Sourires sur les visages
Simultanément, 60 kilomètres plus loin, les rebelles du LURD (Libériens unis pour la réconciliation et la démocratie), qui tiraient encore la veille à coups de kalachnikovs et de roquettes contre les troupes gouvernementales, entament un match de foot… un drapeau blanc planté à l'entrée du territoire sous leur contrôle. Leur chef, Sekou Conneh, était lundi à Rome.
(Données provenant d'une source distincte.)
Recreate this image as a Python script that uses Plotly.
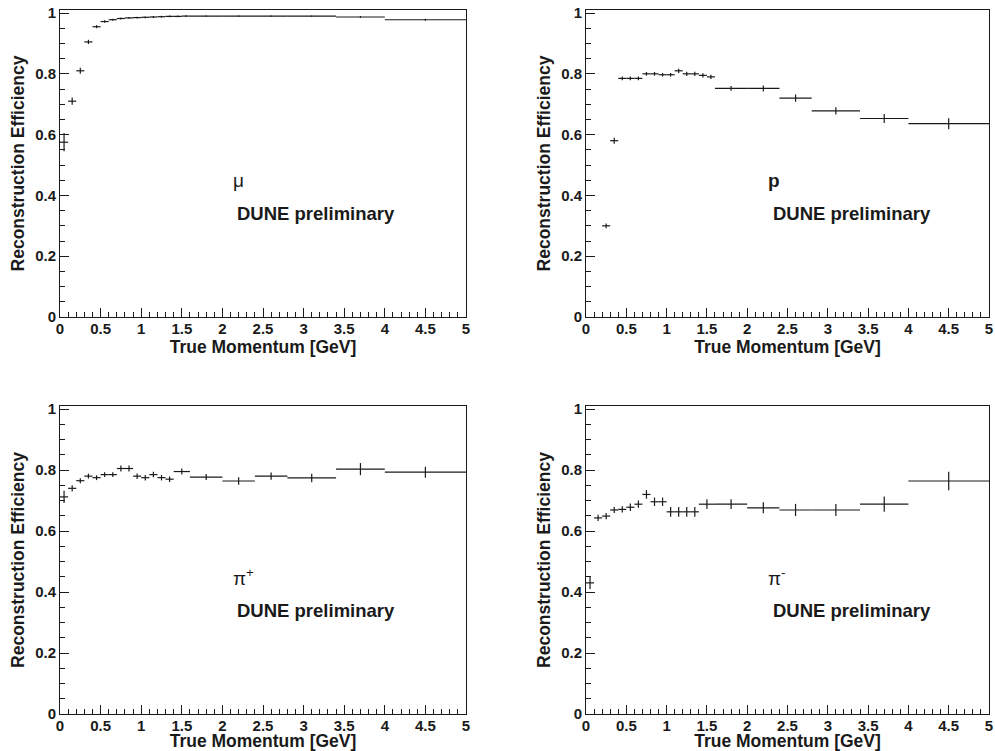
import plotly.graph_objects as go

# ---------------- data ----------------
fine_centers = [0.05, 0.15, 0.25, 0.35, 0.45, 0.55, 0.65, 0.75, 0.85, 0.95,
                1.05, 1.15, 1.25, 1.35, 1.45, 1.55]
coarse_centers = [1.8, 2.2, 2.6, 3.1, 3.7, 4.5]
coarse_half = [0.2, 0.2, 0.2, 0.3, 0.3, 0.5]

pion_fine_centers = [0.05, 0.15, 0.25, 0.35, 0.45, 0.55, 0.65, 0.75, 0.85, 0.95,
                     1.05, 1.15, 1.25, 1.35, 1.5]
pion_fine_half = [0.05] * 14 + [0.1]

mu_eff = [0.575, 0.71, 0.81, 0.905, 0.955, 0.972, 0.978, 0.982, 0.984, 0.985, 0.986,
          0.987, 0.988, 0.989, 0.989, 0.99, 0.99, 0.99, 0.99, 0.99, 0.987, 0.978]
mu_err = [0.03, 0.012, 0.01, 0.007, 0.005, 0.004, 0.003, 0.003, 0.003, 0.003, 0.003,
          0.003, 0.003, 0.003, 0.003, 0.003, 0.002, 0.002, 0.002, 0.002, 0.003, 0.003]

p_eff = [0.30, 0.58, 0.785, 0.785, 0.785, 0.80, 0.80, 0.797, 0.797, 0.81, 0.80, 0.80,
         0.795, 0.79, 0.752, 0.752, 0.72, 0.678, 0.653, 0.636]
p_err = [0.008, 0.01, 0.006, 0.006, 0.006, 0.006, 0.006, 0.006, 0.006, 0.007, 0.007,
         0.007, 0.007, 0.007, 0.008, 0.01, 0.012, 0.012, 0.015, 0.018]

pip_eff = [0.712, 0.74, 0.765, 0.78, 0.775, 0.785, 0.785, 0.805, 0.805, 0.78, 0.775,
           0.785, 0.775, 0.77, 0.795, 0.777, 0.764, 0.78, 0.774, 0.803, 0.793]
pip_err = [0.02, 0.01, 0.008, 0.008, 0.008, 0.008, 0.008, 0.01, 0.01, 0.009, 0.009,
           0.009, 0.009, 0.009, 0.01, 0.01, 0.012, 0.012, 0.014, 0.02, 0.018]

pim_eff = [0.43, 0.643, 0.649, 0.669, 0.671, 0.678, 0.688, 0.72, 0.696, 0.696, 0.663,
           0.663, 0.663, 0.663, 0.688, 0.688, 0.676, 0.669, 0.669, 0.688, 0.764]
pim_err = [0.02, 0.01, 0.01, 0.01, 0.01, 0.012, 0.012, 0.014, 0.014, 0.014, 0.016,
           0.016, 0.016, 0.016, 0.016, 0.016, 0.018, 0.02, 0.02, 0.025, 0.03]

panel_labels = ["μ", "<b>p</b>", "π<sup>+</sup>", "π<sup>-</sup>"]
tag_text = "DUNE preliminary"
x_title = "True Momentum [GeV]"
y_title = "Reconstruction Efficiency"

# ---------------- figure ----------------
W, H = 995, 751
FONT = "Liberation Sans, Arial, sans-serif"
INK = "#1a1a1a"

mu_x = fine_centers + coarse_centers
mu_w = [0.05] * len(fine_centers) + coarse_half
p_x = fine_centers[2:] + coarse_centers
p_w = [0.05] * (len(fine_centers) - 2) + coarse_half
pi_x = pion_fine_centers + coarse_centers
pi_w = pion_fine_half + coarse_half

panels = [
    (mu_x, mu_w, mu_eff, mu_err),
    (p_x, p_w, p_eff, p_err),
    (pi_x, pi_w, pip_eff, pip_err),
    (pi_x, pi_w, pim_eff, pim_err),
]

# pixel geometry -> paper domains
xdoms = [(60 / W, 466 / W), (586 / W, 989 / W)]
ydoms = [((H - 317) / H, (H - 10) / H), ((H - 714) / H, (H - 406) / H)]

fig = go.Figure()
for i, (xs, ws, ys, es) in enumerate(panels):
    n = i + 1
    xa = "x" if n == 1 else f"x{n}"
    ya = "y" if n == 1 else f"y{n}"
    fig.add_trace(go.Scatter(
        x=xs, y=ys, xaxis=xa, yaxis=ya, mode="markers",
        marker=dict(size=1, color=INK, opacity=0),
        error_x=dict(type="data", array=ws, width=0, thickness=1.2, color=INK),
        error_y=dict(type="data", array=es, width=0, thickness=1.2, color=INK),
        showlegend=False, hoverinfo="skip",
    ))

    col = i % 2
    row = i // 2
    axis_common = dict(showline=True, linecolor=INK, linewidth=1, mirror=True,
                       showgrid=False, zeroline=False, ticks="inside",
                       tickcolor=INK, automargin=False,
                       tickfont=dict(family=FONT, size=15, color=INK, weight="bold"))
    xkey = "xaxis" if n == 1 else f"xaxis{n}"
    ykey = "yaxis" if n == 1 else f"yaxis{n}"
    fig.update_layout(**{
        xkey: dict(axis_common, domain=list(xdoms[col]), anchor=ya,
                   range=[0, 5], dtick=0.5, tick0=0, ticklen=9,
                   ticklabelstandoff=-2,
                   minor=dict(dtick=0.1, ticklen=5, ticks="inside", tickcolor=INK),
                   title=dict(text=x_title, standoff=0,
                              font=dict(family=FONT, size=17.5, color=INK, weight="bold"))),
        ykey: dict(axis_common, domain=list(ydoms[row]), anchor=xa,
                   range=[0, 1.01], dtick=0.2, tick0=0, ticklen=9,
                   minor=dict(dtick=0.05, ticklen=5, ticks="inside", tickcolor=INK),
                   title=dict(text=y_title, standoff=6,
                              font=dict(family=FONT, size=17.5, color=INK, weight="bold"))),
    })

    label_x = 2.1 if col == 0 else 2.23
    fig.add_annotation(x=label_x, y=0.45, xref=xa, yref=ya, text=panel_labels[i],
                       showarrow=False, xanchor="left", yanchor="middle",
                       font=dict(family=FONT, size=19, color=INK))
    fig.add_annotation(x=label_x + 0.06, y=0.34, xref=xa, yref=ya, text=f"<b>{tag_text}</b>",
                       showarrow=False, xanchor="left", yanchor="middle",
                       font=dict(family=FONT, size=18.5, color=INK))

fig.update_layout(width=W, height=H, margin=dict(l=0, r=0, t=0, b=0),
                  paper_bgcolor="white", plot_bgcolor="white",
                  font=dict(family=FONT, color=INK))

fig.write_html("out.html")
Il avait répondu à l'invitation de Sant'Egidio après avoir fait appel, déjà début juin, à la médiation de cette communauté laïque pour un «dialogue interlibérien». Il a assuré que son mouvement ne chercherait pas à prendre le pouvoir. «Nous avons accepté l'idée que l'intérim doit avoir pour dirigeant une personne de la société civile. Nous aurons quelques représentants au gouvernement, mais pour ma part, je resterai à l'écart.»
A Mamba, quartier du centre situé derrière les deux ponts stratégiques, l'atmosphère est tendue. Aucun sourire sur les visages des centaines de personnes sorties pour se ravitailler. Les rues grouillent de monde. C'est le premier jour sans combat depuis l'éclatement de la crise il y a un mois. Les gens se déplacent avec des sacs de bois, des matelas ou des sceaux d'eau sur la tête. Ils ne semblent avoir qu'un objectif: faire vite. Et pour cause. Quelques tirs d'éléments incontrôlés ont été entendus. Des disputes éclatent devant des barrages de l'armée. La situation pourrait très vite dégénérer.
Pour les civils, la force de paix n'est pas encore concrète. Des petits transistors collés à l'oreille, ils attendent la confirmation du déploiement, synonyme de nourriture, d'eau, d'électricité et de paix. Ils savent que l'une des premières missions de la force d'interposition ouest africaine (la Cedeao) sera d'ouvrir un couloir humanitaire libérant l'accès aux stocks situés au niveau du port, une zone tenue par les rebelles. Certains portent des T-shirts où l'on peut lire: «Dieu soit loué pour l'Ecomil», du nom donné à la Force de la communauté économique des pays d'Afrique de l'Ouest. D'autres tiennent des pancartes avec d'un côté le drapeau libérien, de l'autre ce slogan plein d'espoir: «Enfin la paix». Mais ce qu'ils n'ont pas encore réalisé, c'est qu'il faudra des semaines voire des mois pour que la vie dans cette ville de un million d'habitants revienne vraiment à la normale.